In this paper I have used theories from a range of perspectives to make the point that knowledge and practice involve many processes outside normal consciousness and control, processes which are an individual's adaptive response to the systems to which he/she/it belongs, and hence involve tacit beliefs and assumptions. Such theories provide an explanation of the barriers to and possibilities for change, and suggests that if human beings want to live in overall harmony with their social and material environment, then they need to examine and understand their taken-for-granted relations with other systems and to find ways to keep their own systems open to change. Research methods which allow for subconscious ways of knowing would seem to be better equipped to deal with the full complexity of the ecosocial systems in which they operate.

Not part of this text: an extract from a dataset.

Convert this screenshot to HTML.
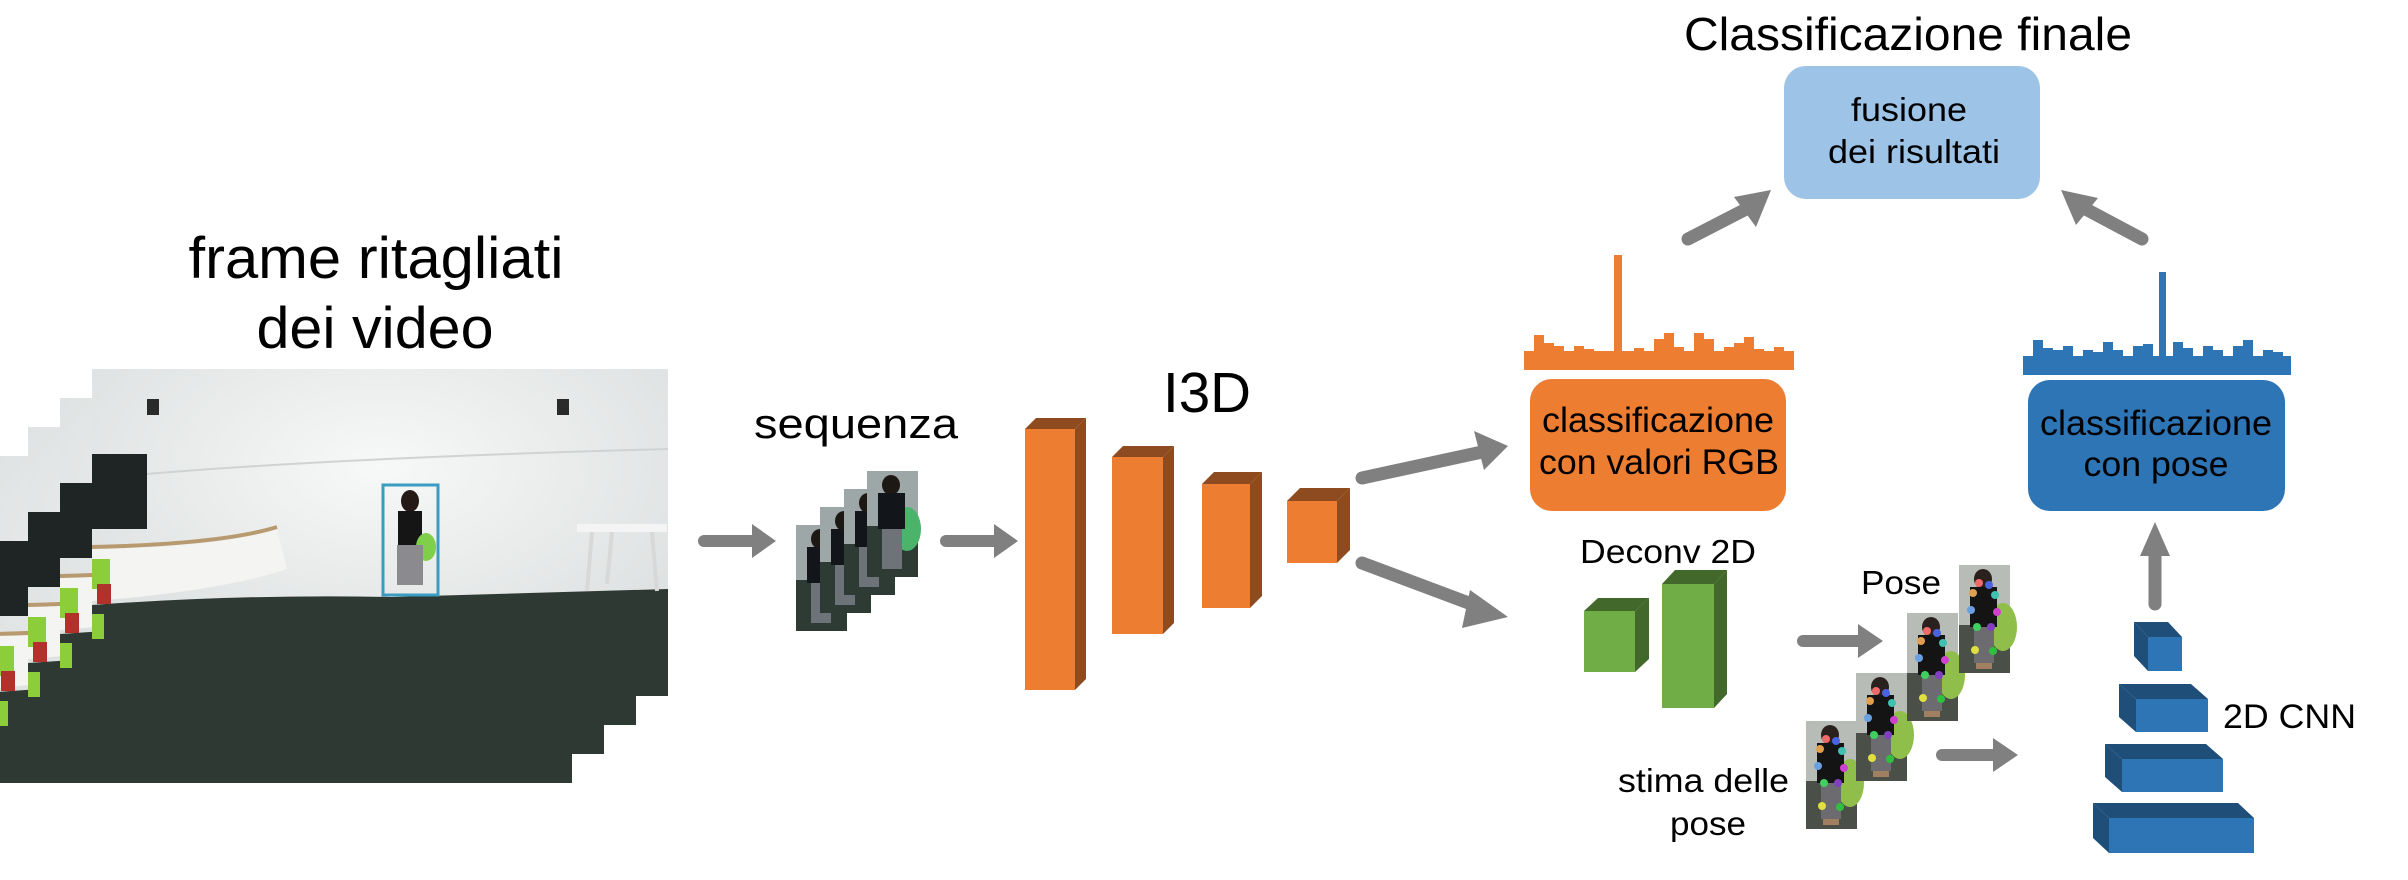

Omitting mention of methods which deal with personal experience and relationships when writing reports of research would seem to imply that research is a technical matter only and to foster research which operates only on a technical level. I believe, therefore, that a-logical processes such as those discussed in this paper have a legitimate place in both research and research reports and that expectations about research writing should change to accommodate such beliefs. The success of mainstream research ventures may depend to a large extent on a change in the culture of research from one which largely sees objective (conscious, impersonal and systematic) thinking as the only valid means of accessing knowledge and which acts as though change in practice can by achieved using only conscious, logical processes.